Per me, una vita senza latte, non era contemplabile. Era un bisogno, una necessità. Quando mi succedeva per qualche motivo di non berlo a colazione, puntualmente, anche se pranzavo, alle 15 mi assaliva un mal di testa terribile e dicevo: ecco, questo è perché a colazione non ho bevuto il latte! Io senza latte non posso vivere!
Sembra tanto una dipendenza, vero?
E intorno a me tante persone non la vivevano allo stesso modo. Stavano benissimo anche senza latte. Quindi, pensavo, se possono farcela gli altri, a vivere senza latte, posso farcela anche io.
Anzi, moltissime persone intorno a me mi raccontavano quanto stavano meglio dopo aver abbandonato il latte, che si sentivano più leggere perché il latte è complesso da digerire, è pesante. Ma soprattutto che si erano resi conto di stare meglio solo dopo averlo fatto. Cocciuta e curiosa come sono, l’esperienza di abbandonarlo per vedere l’effetto che faceva mi tentava sempre di più.
Un mesetto fa allora ho raccolto le mie piccole forze e ho deciso di smettere per un po’ di bere latte vaccino, sostituendolo con quello di soia (schifo), di riso (molto meglio), di mandorla o avena. Hanno un sapore completamente diverso, lontanissimo da quello del latte di vacca. Non lo sostituiscono affatto, se devo essere sincera. E’ proprio tutta un’altra cosa.
E ce l’ho fatta. Nessun mal di testa.
Ho capito una cosa importante: posso vivere senza latte. La mia mente può vivere senza latte.
Ho cambiato un’abitudine e ho capito che posso sempre scegliere.
Ora posso scegliere se bere latte vaccino, o di riso, o di avena.
Non è più un bisogno, è una scelta consapevole e felice. E questa esperienza mi ha regalato un grande senso di me, di forza, di libertà.
Nel metodo Mindfulness questo esercizio viene chiamato DISABITUATORE.
“I disabituatori si basano su pratiche semplicissime che, come suggerisce il nome, rompono le abitudini che ti possono intrappolare nelle modalità negative del pensiero; ti tirano fuori dai binari vecchi e usurati, dandoti nuove vie ampie ed eccitanti da esplorare. Per farlo, sfruttano un’altra cosa che si capisce meditando: cioè che è difficile essere curiosi e infelici allo stesso tempo.” (Cit. Metodo Mindfulness, Mark Williams – Danny Penman)
Provate a cambiare una vostra abitudine.

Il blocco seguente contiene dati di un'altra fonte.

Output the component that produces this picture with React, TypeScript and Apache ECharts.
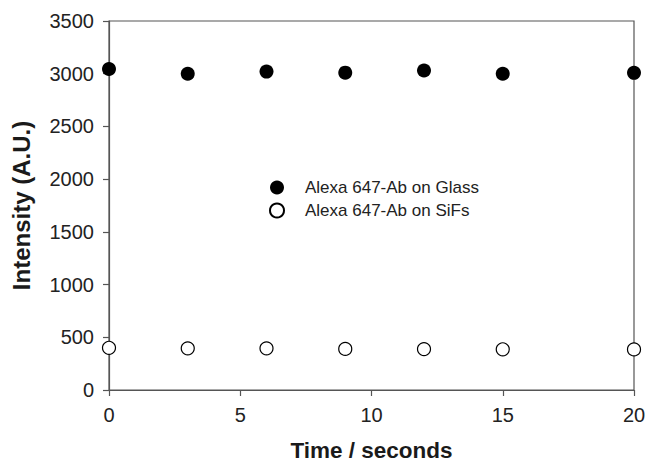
import React, { useEffect, useRef } from "react";
import * as echarts from "echarts";

const timeSeconds = [0, 3, 6, 9, 12, 15, 20];
const glassValues = [3045, 3000, 3020, 3010, 3030, 3000, 3008];
const sifsValues = [400, 395, 395, 390, 388, 386, 385];
const glassName = "Alexa 647-Ab on Glass";
const sifsName = "Alexa 647-Ab on SiFs";

const FONT = "Liberation Sans, Arial, Helvetica, sans-serif";

export default function App() {
  const ref = useRef<HTMLDivElement>(null);
  useEffect(() => {
    if (!ref.current) return;
    const chart = echarts.init(ref.current, undefined, { renderer: "svg" });
    chart.setOption({
      animation: false,
      backgroundColor: "#ffffff",
      textStyle: { fontFamily: FONT },
      grid: {
        left: 109,
        right: 12,
        top: 21,
        bottom: 74,
        containLabel: false,
        outerBoundsMode: "none",
        show: true,
        borderColor: "#555555",
        borderWidth: 1.2,
        backgroundColor: "transparent",
      },
      legend: {
        orient: "vertical",
        left: 264,
        top: 174,
        itemWidth: 46,
        itemHeight: 14,
        itemGap: 6,
        textStyle: { fontFamily: FONT, fontSize: 17, color: "#222" },
        data: [
          { name: glassName, icon: "circle" },
          { name: sifsName, icon: "circle" },
        ],
      },
      xAxis: {
        type: "value",
        min: 0,
        max: 20,
        interval: 5,
        name: "Time / seconds",
        nameLocation: "middle",
        nameGap: 49,
        nameTextStyle: {
          fontFamily: FONT,
          fontSize: 22.5,
          lineHeight: 22,
          fontWeight: "bold",
          color: "#1a1a1a",
        },
        axisLine: { show: true, lineStyle: { color: "#555555", width: 1.2 } },
        axisTick: { show: true, inside: false, length: 6, lineStyle: { color: "#555555", width: 1.2 } },
        axisLabel: { margin: 15, fontFamily: FONT, fontSize: 20, color: "#222" },
        splitLine: { show: false },
      },
      yAxis: {
        type: "value",
        min: 0,
        max: 3500,
        interval: 500,
        name: "Intensity (A.U.)",
        nameLocation: "middle",
        nameGap: 76,
        nameTextStyle: { fontFamily: FONT, fontSize: 24, fontWeight: "bold", color: "#1a1a1a" },
        axisLine: { show: true, lineStyle: { color: "#555555", width: 1.2 } },
        axisTick: { show: true, inside: false, length: 6, lineStyle: { color: "#555555", width: 1.2 } },
        axisLabel: {
          margin: 15,
          fontFamily: FONT,
          fontSize: 20,
          color: "#222",
          formatter: (v: number) => String(v),
        },
        splitLine: { show: false },
      },
      series: [
        {
          name: glassName,
          type: "scatter",
          clip: false,
          symbol: "circle",
          symbolSize: 14,
          itemStyle: { color: "#000000", borderColor: "#000000", borderWidth: 0, opacity: 1 },
          data: timeSeconds.map((t, i) => [t, glassValues[i]]),
        },
        {
          name: sifsName,
          type: "scatter",
          clip: false,
          symbol: "circle",
          symbolSize: 13,
          itemStyle: { color: "#ffffff", borderColor: "#000000", borderWidth: 1.2, opacity: 1 },
          data: timeSeconds.map((t, i) => [t, sifsValues[i]]),
        },
      ],
    });
    return () => chart.dispose();
  }, []);
  return <div ref={ref} style={{ width: 646, height: 464, position: "absolute", left: 0, top: 0 }} />;
}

Cominciate da quelle piccole e stupide: fare una strada diversa per andare a lavoro, cambiare sedia a tavola. Poi buttatevi in qualcosa di più “impegnativo”, una di quelle cose per cui dite: io senza… non posso vivere. E scoprirete che potete vivere senza … perché c’è altro oltre… e che la cosa più bella è scegliere ogni giorno tra … e un’altra cosa.